Most people are essentially forced to. The government penalizes (via the tax code) employers if they pay their employees their entire salary in money, rather than paying part of it in Health Plan.
Wallace Forman
Jun 1 2011 at 4:49pm
@sonic
Fee for service and managed care are insurance schemes. So the fact that employers all bought insurance doesn’t explain why they chose to do so from managed care companies. If FFS was cheaper, why did they sign up for the red tape in managed care?
Sonic Charmer
Jun 1 2011 at 5:19pm
Don’t recall a claim being on the table that the sort of (not-insurance) Health Plan you’re calling “fee for service” is somehow generically/uniformly ‘cheaper’ than the sort of (not-insurance) Health Plan you’re calling “managed care”. I must have misunderstood; I guess I don’t know who/what you’re arguing with in the first place,
Peter
Jun 1 2011 at 6:02pm
In real terms, cost sharing per capita has increased, but as a percentage of health spending it has decreased. I’m curious, which measure do you think is more important and why?
Wallace Forman
Jun 1 2011 at 7:16pm
@sonic
That is exactly what I find confusing about this post. If fee for service insurance reimbursement schemes are *not* cheaper than managed care, then how can the transition from FFS to managed care have contributed to high cost in health care? If FFS was more expensive, then managed care would have not contributed to, but mitigated against, the increasing cost of health care.
And if managed care is more expensive, as I assert the original post assumes (by the logic that I’ve just explained), then why did insurers and employers switch to it?
I don’t have answers to these questions, but can someone explain why they aren’t the right ones to ask?
Various
Jun 1 2011 at 11:13pm
I think the solution is not complex, but politically challenging. You have true insurance for catastrophic problems, such as high cost procedures. Everything else, patients pay directly and it is up to individual patients to self ration.

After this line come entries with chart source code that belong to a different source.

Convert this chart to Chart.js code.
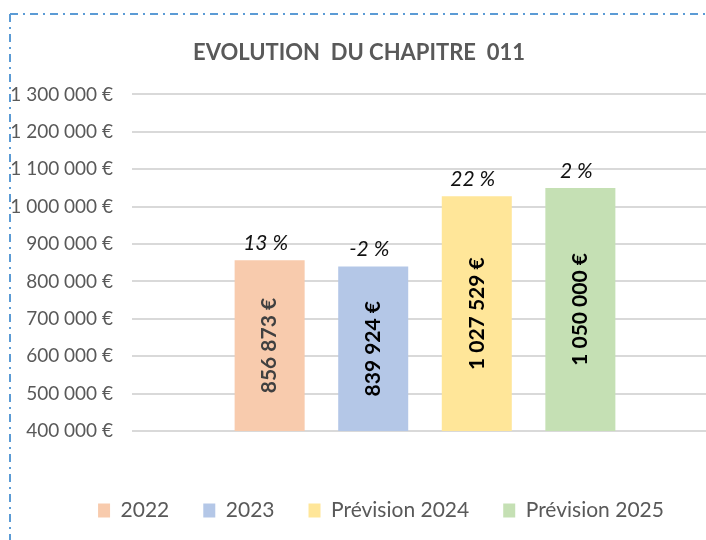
<!DOCTYPE html>
<html>
<head>
<meta charset="utf-8">
<script src="https://cdn.jsdelivr.net/npm/chart.js@4"></script>
<style>
  html, body { margin: 0; padding: 0; overflow: hidden; background: #fff; }
  #wrap { position: relative; width: 706px; height: 540px; overflow: hidden; }
  #myChart { position: absolute; left: 0; top: 0; }
  #frame { position: absolute; left: 0; top: 0; pointer-events: none; }
</style>
</head>
<body>
<div id="wrap">
  <canvas id="myChart" width="740" height="540"></canvas>
  <svg id="frame" width="706" height="540">
    <line x1="10" y1="14" x2="706" y2="14" stroke="#5b9bd5" stroke-width="2" stroke-dasharray="8 5 2 5"/>
    <line x1="10" y1="14" x2="10" y2="540" stroke="#5b9bd5" stroke-width="2" stroke-dasharray="8 5 2 5"/>
  </svg>
</div>
<script>
// données du graphique
const series = ['2022', '2023', 'Prévision 2024', 'Prévision 2025'];
const montants = [856873, 839924, 1027529, 1050000];
const evolutions = ['13 %', '-2 %', '22 %', '2 %'];
const couleurs = ['#f8cbad', '#b4c7e7', '#ffe699', '#c5e0b4'];
const yMin = 400000, yMax = 1300000, yPas = 100000;

const police = 'Lato, "Noto Sans", sans-serif';

function euros(v) {
  return String(v).replace(/\B(?=(\d{3})+(?!\d))/g, ' ') + ' €';
}

// étiquettes : montant vertical dans la barre, évolution au-dessus
const etiquettes = {
  id: 'etiquettes',
  afterLayout(chart) {
    // légende un peu décalée vers la droite comme dans Excel
    chart.legend.left += 22;
    chart.legend.right += 22;
  },
  afterDatasetsDraw(chart) {
    const ctx = chart.ctx;
    const bas = chart.scales.y.getPixelForValue(yMin);
    chart.data.datasets.forEach((ds, i) => {
      const bar = chart.getDatasetMeta(i).data[0];
      if (!bar) return;
      ctx.save();
      ctx.textAlign = 'center';
      ctx.textBaseline = 'middle';
      // pourcentage
      ctx.font = 'italic 21px ' + police;
      ctx.fillStyle = '#111';
      ctx.fillText(evolutions[i], bar.x - 4, bar.y - 17);
      // montant
      ctx.translate(bar.x, (bar.y + bas) / 2);
      ctx.rotate(-Math.PI / 2);
      ctx.font = 'bold 21px ' + police;
      ctx.fillStyle = i === 0 ? '#404040' : '#000';
      ctx.fillText(euros(ds.data[0]), 0, 0);
      ctx.restore();
    });
  }
};

const ctx = document.getElementById('myChart').getContext('2d');

const chart = new Chart(ctx, {
  type: 'bar',
  data: {
    labels: [''],
    datasets: series.map((s, i) => ({
      label: s,
      data: [montants[i]],
      backgroundColor: couleurs[i],
      borderWidth: 0,
      barPercentage: 0.676,
      categoryPercentage: 0.707
    }))
  },
  options: {
    responsive: false,
    animation: false,
    layout: { padding: { left: 0, right: 22, top: 0, bottom: 9 } },
    plugins: {
      title: {
        display: true,
        text: 'EVOLUTION  DU CHAPITRE  011',
        color: '#595959',
        font: { family: police, size: 22, weight: 'bold' },
        padding: { top: 40, bottom: 28 }
      },
      legend: {
        position: 'bottom',
        labels: {
          color: '#595959',
          font: { family: police, size: 21 },
          boxWidth: 12,
          boxHeight: 14,
          padding: 34
        }
      },
      tooltip: { enabled: false }
    },
    scales: {
      x: {
        grid: { display: false },
        border: { display: false },
        ticks: { display: false },
        afterFit: s => { s.height = 35; }
      },
      y: {
        min: yMin,
        max: yMax,
        afterFit: s => { s.width = 132; },
        grid: { color: '#d9d9d9', lineWidth: 2, drawTicks: false },
        border: { display: false },
        ticks: {
          stepSize: yPas,
          padding: 19,
          color: '#595959',
          font: { family: police, size: 19 },
          callback: v => euros(v)
        }
      }
    }
  },
  plugins: [etiquettes]
});
</script>
</body>
</html>
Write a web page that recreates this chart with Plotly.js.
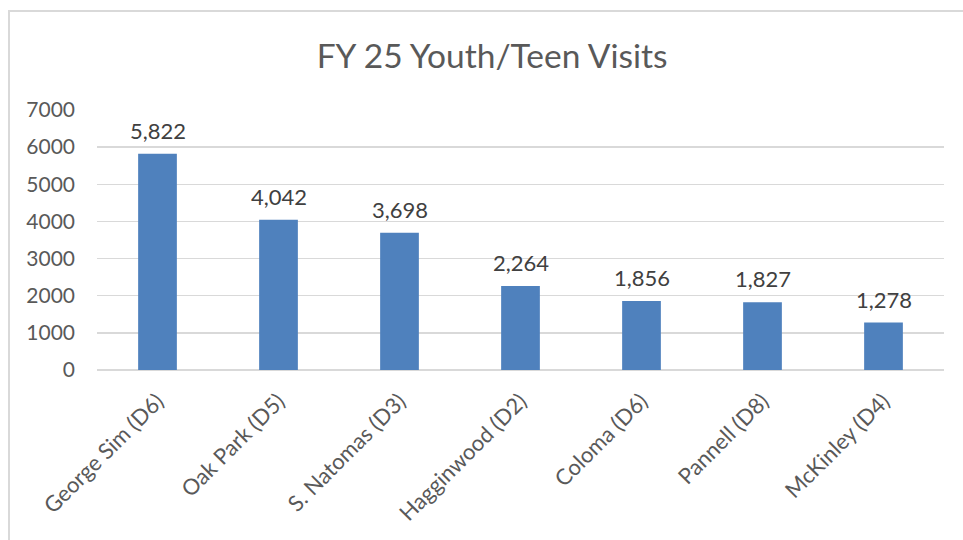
<!DOCTYPE html>
<html>
<head>
<meta charset="utf-8">
<script src="https://cdn.plot.ly/plotly-3.0.1.min.js"></script>
<style>
  html, body { margin: 0; padding: 0; background: #ffffff; }
  #frame { position: absolute; left: 8px; top: 10px; width: 960px; height: 540px;
           border-left: 2px solid #d9d9d9; border-top: 2px solid #d9d9d9; }
  #chart { position: absolute; left: 0; top: 0; width: 963px; height: 540px; }
</style>
</head>
<body>
<div id="frame"></div>
<div id="chart"></div>
<script>
const categories = ["George Sim (D6)", "Oak Park (D5)", "S. Natomas (D3)", "Hagginwood (D2)", "Coloma (D6)", "Pannell (D8)", "McKinley (D4)"];
const visits = [5822, 4042, 3698, 2264, 1856, 1827, 1278];
const yTicks = [0, 1000, 2000, 3000, 4000, 5000, 6000, 7000];
const chartTitle = "FY 25 Youth/Teen Visits";

const font = "Lato, sans-serif";

const trace = {
  type: "bar",
  x: categories,
  y: visits,
  marker: { color: "#4f81bd" },
  hoverinfo: "x+y"
};

const annotations = categories.map((c, i) => ({
  x: c, y: visits[i], xref: "x", yref: "y",
  text: visits[i].toLocaleString("en-US"),
  showarrow: false, yanchor: "bottom", yshift: 8,
  font: { family: font, size: 22, color: "#404040" }
}));

const layout = {
  width: 963, height: 540,
  paper_bgcolor: "rgba(0,0,0,0)",
  plot_bgcolor: "rgba(0,0,0,0)",
  margin: { l: 97, r: 19, t: 110, b: 170 },
  title: { text: chartTitle, x: 0.511, xanchor: "center", y: 0.895, yanchor: "middle",
           font: { family: font, size: 33.5, color: "#595959" } },
  bargap: 0.68,
  showlegend: false,
  xaxis: {
    type: "category",
    tickangle: -45,
    tickfont: { family: font, size: 22, color: "#595959" },
    showgrid: false, showline: false, ticks: "", zeroline: false,
    ticklabelstandoff: 13
  },
  yaxis: {
    range: [0, 7000],
    tickvals: yTicks,
    ticktext: yTicks.map(String),
    tickfont: { family: font, size: 21, color: "#595959" },
    showgrid: true, gridcolor: "#d9d9d9", gridwidth: 1.5,
    zeroline: true, zerolinecolor: "#d9d9d9", zerolinewidth: 1.5,
    ticks: "", ticklabelstandoff: 21, showline: false
  },
  annotations: annotations
};

Plotly.newPlot("chart", [trace], layout, { displayModeBar: false, staticPlot: true });
</script>
</body>
</html>
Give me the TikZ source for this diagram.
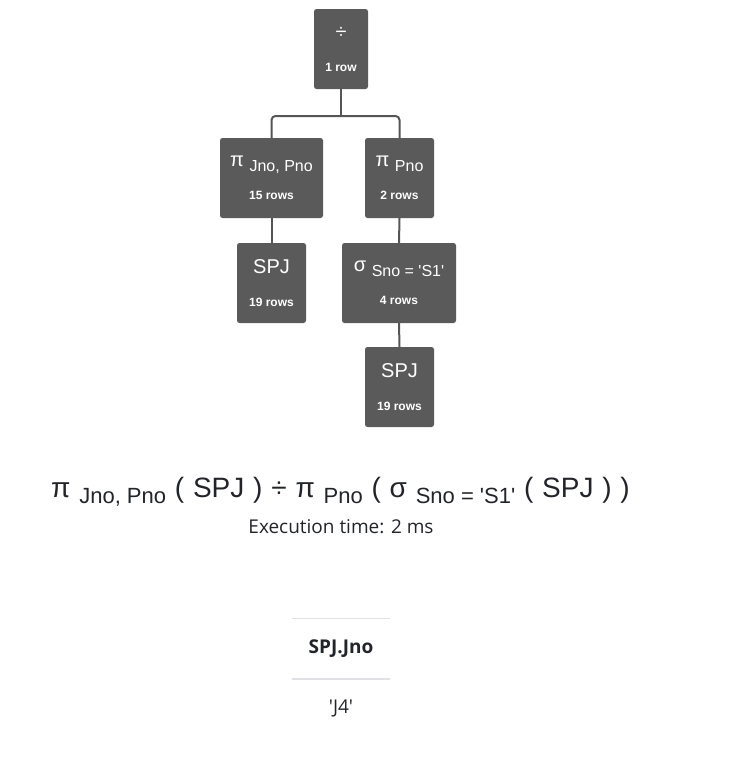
\documentclass[tikz,border=0pt]{standalone}
\usepackage{fontspec}
\usepackage{xcolor}
\setmainfont{Liberation Sans}[Ligatures=TeXOff]
\newfontfamily\uifont{Open Sans}[Ligatures=TeXOff]
\usetikzlibrary{positioning}
\definecolor{boxgrey}{HTML}{5A5A5A}
\definecolor{edgegrey}{HTML}{555555}
\definecolor{rulegrey}{HTML}{DEE2E6}
\definecolor{inkgrey}{HTML}{212529}
\newcommand{\oplab}[2]{#1 \raisebox{-4.5pt}{\fontsize{16}{16}\selectfont #2}}
\newcommand{\oprows}[1]{{\fontsize{12}{12}\selectfont\bfseries #1}}
\newcommand{\exfont}{\fontsize{28}{30}\selectfont\spaceskip=8.8pt\relax}
\newcommand{\exsub}[1]{\raisebox{-6pt}{\spaceskip=0pt\relax\fontsize{22}{22}\selectfont #1}}

\begin{document}
\begin{tikzpicture}[x=1pt, y=-1pt,
	opbox/.style={fill=boxgrey, text=white, rounded corners=2.5pt, align=center, minimum height=80pt, inner xsep=10pt, font=\fontsize{20}{33}\selectfont},
	edge/.style={draw=edgegrey, line width=2pt}]
	\useasboundingbox (0,0) rectangle (742,779);
	\node[opbox, minimum width=54pt] (div) at (341,49) {÷\\\oprows{1 row}};
	\node[opbox, minimum width=103pt] (proj1) at (271.5,178) {\oplab{π}{Jno, Pno}\\\oprows{15 rows}};
	\node[opbox, minimum width=69pt] (proj2) at (399.5,178) {\oplab{π}{Pno}\\\oprows{2 rows}};
	\node[opbox, minimum width=69pt] (spj1) at (271.5,283) {SPJ\\\oprows{19 rows}};
	\node[opbox, minimum width=114pt] (sel) at (399,283) {\oplab{σ}{Sno = 'S1'}\\\oprows{4 rows}};
	\node[opbox, minimum width=69pt] (spj2) at (399.5,387) {SPJ\\\oprows{19 rows}};
	\coordinate (fork) at (341,116);
	\draw[edge] (div.south) -- (fork);
	\draw[edge, rounded corners=4pt] (proj1.north) |- (fork) -| (proj2.north);
	\draw[edge] (proj1.south) -- (spj1.north);
	\draw[edge] (proj2.south) -- (sel.north);
	\draw[edge] (sel.south) -- (spj2.north);
	\node[text=inkgrey, anchor=base, font=\exfont] (expr) at (340.5,497)
		{π \exsub{Jno, Pno} ( SPJ ) ÷ π \exsub{Pno} ( σ \exsub{Sno = 'S1'} ( SPJ ) )};
	\node[text=inkgrey, anchor=base, font=\uifont\fontsize{19}{20}\selectfont] (time) at (341,533) {Execution time: 2 ms};
	\node[text=inkgrey, font=\uifont\bfseries\fontsize{19}{20}\selectfont, minimum width=98pt, minimum height=60pt] (head) at (341,649) {SPJ.Jno};
	\draw[rulegrey, line width=1pt] (head.north west) -- (head.north east);
	\draw[rulegrey, line width=2pt] (head.south west) -- (head.south east);
	\node[text=inkgrey, anchor=base, font=\uifont\fontsize{19}{20}\selectfont] (val) at (341,713) {'J4'};
\end{tikzpicture}
\end{document}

Use the auto insurance industry as a model. Auto insurance does not pay for routine care and maintenance of your car, but does kick in if you’re in an accident.
Separately, transfer payment type plans (such as Medicare, Medicaid, etc.) can be maitained, but would need to be modified. Instead of guaranteeing service, guarantee payment instead. Give the money (or voucher) to the covered patients, who would be empowered to select the plan of their choice. There would need to be some regulatory oversight to make sure the covered population doesn’t choose foolishly, but the regulations would be a fraction of what exists currently.